My experience is, that a company who decides to use AWS (or whatever) only decided to use one specific vendor and would need to reevaluate every other vendor the same way.

If you can't trust AWS enough, i wouldn't use AWS.

if the software is cloud agnostic, wouldn't a simple copy operation between the cloud providers suffice?

>security breach

if you want to reduce your attack surface, copying your data across multiple providers is counter-productive. instead of having to hack your specific cloud provider, the attacker only needs to hack one of many cloud providers.

In some cases a copy might not be viable, especially with price hikes. If AWS increased storage and outgoing data costs greatly then exporting all your data will most likely cause a much larger bill.

Splitting your data across multiple vendors protects against all kinds of failures from all sides (including the vendor simply closing your account for no reason)

While true, but the UI for these is pretty bad afaik.

There is value in improving the UI for less experienced devs / non technical users.

Might be worth exploring other markets?

Ease of use is certainly something that was in my mind during development. With bitbox.co, you just have to create an account and start dropping files to get going. You can add key/value metadata as you drag and drop.
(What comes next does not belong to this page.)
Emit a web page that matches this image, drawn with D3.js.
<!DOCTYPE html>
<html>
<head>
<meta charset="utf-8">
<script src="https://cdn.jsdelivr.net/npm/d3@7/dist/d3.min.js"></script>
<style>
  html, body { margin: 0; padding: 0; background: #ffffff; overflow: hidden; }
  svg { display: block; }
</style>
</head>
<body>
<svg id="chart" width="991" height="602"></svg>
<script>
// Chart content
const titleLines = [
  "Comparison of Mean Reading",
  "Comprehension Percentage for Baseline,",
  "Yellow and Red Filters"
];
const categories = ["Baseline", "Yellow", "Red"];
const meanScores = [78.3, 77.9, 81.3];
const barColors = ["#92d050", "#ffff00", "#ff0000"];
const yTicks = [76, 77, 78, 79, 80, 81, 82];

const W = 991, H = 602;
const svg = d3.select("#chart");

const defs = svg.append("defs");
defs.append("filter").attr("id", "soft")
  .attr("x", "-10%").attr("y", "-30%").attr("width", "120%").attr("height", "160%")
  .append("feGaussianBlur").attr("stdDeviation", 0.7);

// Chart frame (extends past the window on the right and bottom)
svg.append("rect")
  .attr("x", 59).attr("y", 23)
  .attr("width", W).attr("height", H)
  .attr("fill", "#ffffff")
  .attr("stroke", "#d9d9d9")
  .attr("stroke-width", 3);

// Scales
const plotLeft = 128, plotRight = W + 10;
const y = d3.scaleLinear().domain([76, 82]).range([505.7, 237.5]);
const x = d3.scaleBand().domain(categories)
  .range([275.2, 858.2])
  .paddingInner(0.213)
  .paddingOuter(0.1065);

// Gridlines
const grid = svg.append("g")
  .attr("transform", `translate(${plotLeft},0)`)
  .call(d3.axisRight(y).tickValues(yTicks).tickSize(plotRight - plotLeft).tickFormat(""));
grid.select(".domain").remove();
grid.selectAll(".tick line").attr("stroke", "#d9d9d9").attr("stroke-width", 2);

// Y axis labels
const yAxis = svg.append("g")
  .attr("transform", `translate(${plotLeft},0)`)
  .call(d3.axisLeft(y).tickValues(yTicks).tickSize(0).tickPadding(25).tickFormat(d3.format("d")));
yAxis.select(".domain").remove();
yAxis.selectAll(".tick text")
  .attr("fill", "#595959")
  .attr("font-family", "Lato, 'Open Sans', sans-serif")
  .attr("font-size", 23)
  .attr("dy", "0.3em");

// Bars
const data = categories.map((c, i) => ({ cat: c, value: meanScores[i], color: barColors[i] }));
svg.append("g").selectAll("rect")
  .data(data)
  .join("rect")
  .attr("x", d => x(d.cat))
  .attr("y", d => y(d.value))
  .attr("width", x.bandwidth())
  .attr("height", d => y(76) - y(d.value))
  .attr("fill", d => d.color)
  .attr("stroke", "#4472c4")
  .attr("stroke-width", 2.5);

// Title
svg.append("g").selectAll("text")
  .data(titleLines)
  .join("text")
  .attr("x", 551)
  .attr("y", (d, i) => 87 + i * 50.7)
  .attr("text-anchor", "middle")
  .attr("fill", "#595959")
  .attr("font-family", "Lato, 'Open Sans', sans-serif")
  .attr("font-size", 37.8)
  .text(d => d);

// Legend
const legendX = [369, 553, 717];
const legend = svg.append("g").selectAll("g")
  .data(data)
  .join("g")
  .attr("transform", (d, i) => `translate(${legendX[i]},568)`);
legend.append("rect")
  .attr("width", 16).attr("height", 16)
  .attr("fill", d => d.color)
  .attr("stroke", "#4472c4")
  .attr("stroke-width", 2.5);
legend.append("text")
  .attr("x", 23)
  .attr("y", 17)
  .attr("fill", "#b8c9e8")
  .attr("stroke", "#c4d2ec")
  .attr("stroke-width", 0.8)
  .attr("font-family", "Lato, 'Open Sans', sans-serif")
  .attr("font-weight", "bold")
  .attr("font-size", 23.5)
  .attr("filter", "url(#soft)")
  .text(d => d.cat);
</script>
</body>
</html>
Of course deeper integrations will become more complex, but even then, I want to build a simple "upload/download/search" option that is only a few properties of complexity.
I don't mean to be harsh, but the number one feature you just described to differentiate your product from existing offerings... doesn't exist yet? I really don't see how your product is any better than the multitude of other storage options that already exist, and on top of that your pricing is super steep (comparatively).